**Recorded data**

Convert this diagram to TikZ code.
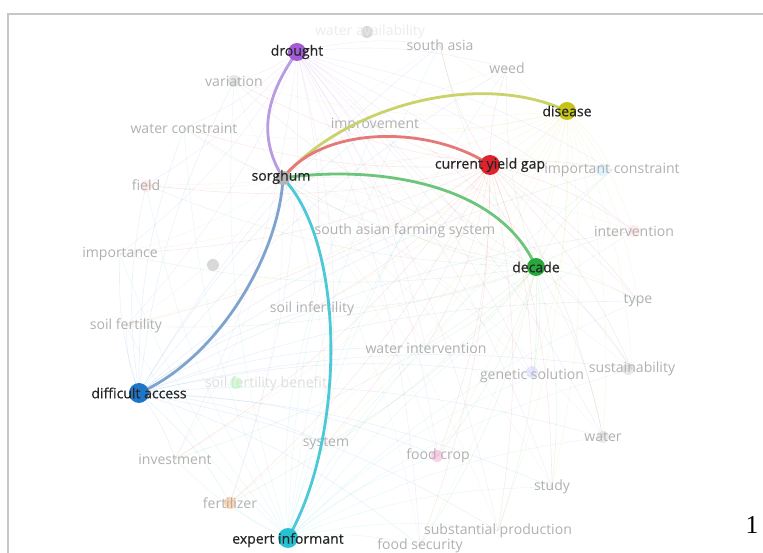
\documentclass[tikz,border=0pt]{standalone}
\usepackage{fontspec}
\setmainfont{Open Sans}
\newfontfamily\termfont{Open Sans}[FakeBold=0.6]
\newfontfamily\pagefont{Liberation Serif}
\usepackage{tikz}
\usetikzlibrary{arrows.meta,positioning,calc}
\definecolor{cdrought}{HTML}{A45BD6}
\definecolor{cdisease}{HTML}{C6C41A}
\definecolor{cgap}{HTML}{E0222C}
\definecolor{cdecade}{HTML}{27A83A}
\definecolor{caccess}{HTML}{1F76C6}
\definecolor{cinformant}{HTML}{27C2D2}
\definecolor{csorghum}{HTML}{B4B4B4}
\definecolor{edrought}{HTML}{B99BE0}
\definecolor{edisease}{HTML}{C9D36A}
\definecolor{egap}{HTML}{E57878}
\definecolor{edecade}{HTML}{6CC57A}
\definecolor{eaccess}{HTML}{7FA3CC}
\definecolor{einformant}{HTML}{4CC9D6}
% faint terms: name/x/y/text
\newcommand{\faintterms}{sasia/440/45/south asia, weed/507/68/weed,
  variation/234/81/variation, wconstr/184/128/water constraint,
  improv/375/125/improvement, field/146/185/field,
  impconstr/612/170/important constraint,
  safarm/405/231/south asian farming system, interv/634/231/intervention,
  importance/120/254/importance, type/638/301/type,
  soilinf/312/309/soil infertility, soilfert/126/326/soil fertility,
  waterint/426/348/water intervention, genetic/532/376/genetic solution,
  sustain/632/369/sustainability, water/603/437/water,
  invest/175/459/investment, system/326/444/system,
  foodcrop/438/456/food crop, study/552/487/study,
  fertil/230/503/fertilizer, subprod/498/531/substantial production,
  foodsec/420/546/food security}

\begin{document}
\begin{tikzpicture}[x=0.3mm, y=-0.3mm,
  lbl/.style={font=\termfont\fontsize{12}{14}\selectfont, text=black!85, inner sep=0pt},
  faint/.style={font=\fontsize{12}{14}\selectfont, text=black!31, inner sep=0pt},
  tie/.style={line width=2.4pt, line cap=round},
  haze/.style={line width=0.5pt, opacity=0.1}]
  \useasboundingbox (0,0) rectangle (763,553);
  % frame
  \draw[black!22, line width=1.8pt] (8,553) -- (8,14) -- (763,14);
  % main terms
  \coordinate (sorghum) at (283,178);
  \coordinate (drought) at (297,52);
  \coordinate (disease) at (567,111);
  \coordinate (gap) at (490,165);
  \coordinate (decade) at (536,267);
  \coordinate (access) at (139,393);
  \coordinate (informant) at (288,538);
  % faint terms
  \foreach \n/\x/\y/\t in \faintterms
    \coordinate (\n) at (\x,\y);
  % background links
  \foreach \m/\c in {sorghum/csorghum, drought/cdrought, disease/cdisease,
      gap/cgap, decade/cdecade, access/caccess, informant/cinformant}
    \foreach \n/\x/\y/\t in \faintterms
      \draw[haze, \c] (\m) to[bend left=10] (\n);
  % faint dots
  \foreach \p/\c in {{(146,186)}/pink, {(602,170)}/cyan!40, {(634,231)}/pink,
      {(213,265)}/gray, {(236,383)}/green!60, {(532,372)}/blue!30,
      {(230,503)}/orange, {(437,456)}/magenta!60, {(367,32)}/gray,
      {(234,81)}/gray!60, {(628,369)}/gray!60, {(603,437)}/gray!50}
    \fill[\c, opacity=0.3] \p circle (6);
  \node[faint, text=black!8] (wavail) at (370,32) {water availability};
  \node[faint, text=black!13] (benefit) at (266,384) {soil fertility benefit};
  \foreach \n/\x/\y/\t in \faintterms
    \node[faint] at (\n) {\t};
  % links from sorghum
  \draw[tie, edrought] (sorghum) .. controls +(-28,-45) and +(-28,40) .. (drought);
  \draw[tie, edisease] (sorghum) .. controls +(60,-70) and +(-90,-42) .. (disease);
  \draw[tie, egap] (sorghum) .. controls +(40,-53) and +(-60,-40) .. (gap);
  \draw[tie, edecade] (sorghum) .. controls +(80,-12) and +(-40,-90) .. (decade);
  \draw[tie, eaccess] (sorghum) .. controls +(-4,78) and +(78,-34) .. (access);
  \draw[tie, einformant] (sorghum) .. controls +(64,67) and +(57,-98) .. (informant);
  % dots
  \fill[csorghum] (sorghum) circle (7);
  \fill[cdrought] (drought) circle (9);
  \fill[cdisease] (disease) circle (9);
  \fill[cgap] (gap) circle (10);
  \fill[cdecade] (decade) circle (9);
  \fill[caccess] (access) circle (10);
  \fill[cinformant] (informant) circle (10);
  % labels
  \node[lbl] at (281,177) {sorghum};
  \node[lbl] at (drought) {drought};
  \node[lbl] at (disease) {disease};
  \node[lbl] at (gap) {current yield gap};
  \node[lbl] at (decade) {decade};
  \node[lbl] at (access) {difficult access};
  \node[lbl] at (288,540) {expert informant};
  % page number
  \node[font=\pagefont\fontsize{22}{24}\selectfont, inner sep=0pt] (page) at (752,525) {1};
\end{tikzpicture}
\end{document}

**What this task involves**
Keep the pictures out of the copy and write out the data exactly as it stands.

**Solution for this task**
Convert this diagram to TikZ code.
\documentclass[tikz,border=0pt]{standalone}
\usepackage{fontspec}
\setmainfont{Open Sans}
\newfontfamily\termfont{Open Sans}[FakeBold=0.6]
\newfontfamily\pagefont{Liberation Serif}
\usepackage{tikz}
\usetikzlibrary{arrows.meta,positioning,calc}
\definecolor{cdrought}{HTML}{A45BD6}
\definecolor{cdisease}{HTML}{C6C41A}
\definecolor{cgap}{HTML}{E0222C}
\definecolor{cdecade}{HTML}{27A83A}
\definecolor{caccess}{HTML}{1F76C6}
\definecolor{cinformant}{HTML}{27C2D2}
\definecolor{csorghum}{HTML}{B4B4B4}
\definecolor{edrought}{HTML}{B99BE0}
\definecolor{edisease}{HTML}{C9D36A}
\definecolor{egap}{HTML}{E57878}
\definecolor{edecade}{HTML}{6CC57A}
\definecolor{eaccess}{HTML}{7FA3CC}
\definecolor{einformant}{HTML}{4CC9D6}
% faint terms: name/x/y/text
\newcommand{\faintterms}{sasia/440/45/south asia, weed/507/68/weed,
  variation/234/81/variation, wconstr/184/128/water constraint,
  improv/375/125/improvement, field/146/185/field,
  impconstr/612/170/important constraint,
  safarm/405/231/south asian farming system, interv/634/231/intervention,
  importance/120/254/importance, type/638/301/type,
  soilinf/312/309/soil infertility, soilfert/126/326/soil fertility,
  waterint/426/348/water intervention, genetic/532/376/genetic solution,
  sustain/632/369/sustainability, water/603/437/water,
  invest/175/459/investment, system/326/444/system,
  foodcrop/438/456/food crop, study/552/487/study,
  fertil/230/503/fertilizer, subprod/498/531/substantial production,
  foodsec/420/546/food security}

\begin{document}
\begin{tikzpicture}[x=0.3mm, y=-0.3mm,
  lbl/.style={font=\termfont\fontsize{12}{14}\selectfont, text=black!85, inner sep=0pt},
  faint/.style={font=\fontsize{12}{14}\selectfont, text=black!31, inner sep=0pt},
  tie/.style={line width=2.4pt, line cap=round},
  haze/.style={line width=0.5pt, opacity=0.1}]
  \useasboundingbox (0,0) rectangle (763,553);
  % frame
  \draw[black!22, line width=1.8pt] (8,553) -- (8,14) -- (763,14);
  % main terms
  \coordinate (sorghum) at (283,178);
  \coordinate (drought) at (297,52);
  \coordinate (disease) at (567,111);
  \coordinate (gap) at (490,165);
  \coordinate (decade) at (536,267);
  \coordinate (access) at (139,393);
  \coordinate (informant) at (288,538);
  % faint terms
  \foreach \n/\x/\y/\t in \faintterms
    \coordinate (\n) at (\x,\y);
  % background links
  \foreach \m/\c in {sorghum/csorghum, drought/cdrought, disease/cdisease,
      gap/cgap, decade/cdecade, access/caccess, informant/cinformant}
    \foreach \n/\x/\y/\t in \faintterms
      \draw[haze, \c] (\m) to[bend left=10] (\n);
  % faint dots
  \foreach \p/\c in {{(146,186)}/pink, {(602,170)}/cyan!40, {(634,231)}/pink,
      {(213,265)}/gray, {(236,383)}/green!60, {(532,372)}/blue!30,
      {(230,503)}/orange, {(437,456)}/magenta!60, {(367,32)}/gray,
      {(234,81)}/gray!60, {(628,369)}/gray!60, {(603,437)}/gray!50}
    \fill[\c, opacity=0.3] \p circle (6);
  \node[faint, text=black!8] (wavail) at (370,32) {water availability};
  \node[faint, text=black!13] (benefit) at (266,384) {soil fertility benefit};
  \foreach \n/\x/\y/\t in \faintterms
    \node[faint] at (\n) {\t};
  % links from sorghum
  \draw[tie, edrought] (sorghum) .. controls +(-28,-45) and +(-28,40) .. (drought);
  \draw[tie, edisease] (sorghum) .. controls +(60,-70) and +(-90,-42) .. (disease);
  \draw[tie, egap] (sorghum) .. controls +(40,-53) and +(-60,-40) .. (gap);
  \draw[tie, edecade] (sorghum) .. controls +(80,-12) and +(-40,-90) .. (decade);
  \draw[tie, eaccess] (sorghum) .. controls +(-4,78) and +(78,-34) .. (access);
  \draw[tie, einformant] (sorghum) .. controls +(64,67) and +(57,-98) .. (informant);
  % dots
  \fill[csorghum] (sorghum) circle (7);
  \fill[cdrought] (drought) circle (9);
  \fill[cdisease] (disease) circle (9);
  \fill[cgap] (gap) circle (10);
  \fill[cdecade] (decade) circle (9);
  \fill[caccess] (access) circle (10);
  \fill[cinformant] (informant) circle (10);
  % labels
  \node[lbl] at (281,177) {sorghum};
  \node[lbl] at (drought) {drought};
  \node[lbl] at (disease) {disease};
  \node[lbl] at (gap) {current yield gap};
  \node[lbl] at (decade) {decade};
  \node[lbl] at (access) {difficult access};
  \node[lbl] at (288,540) {expert informant};
  % page number
  \node[font=\pagefont\fontsize{22}{24}\selectfont, inner sep=0pt] (page) at (752,525) {1};
\end{tikzpicture}
\end{document}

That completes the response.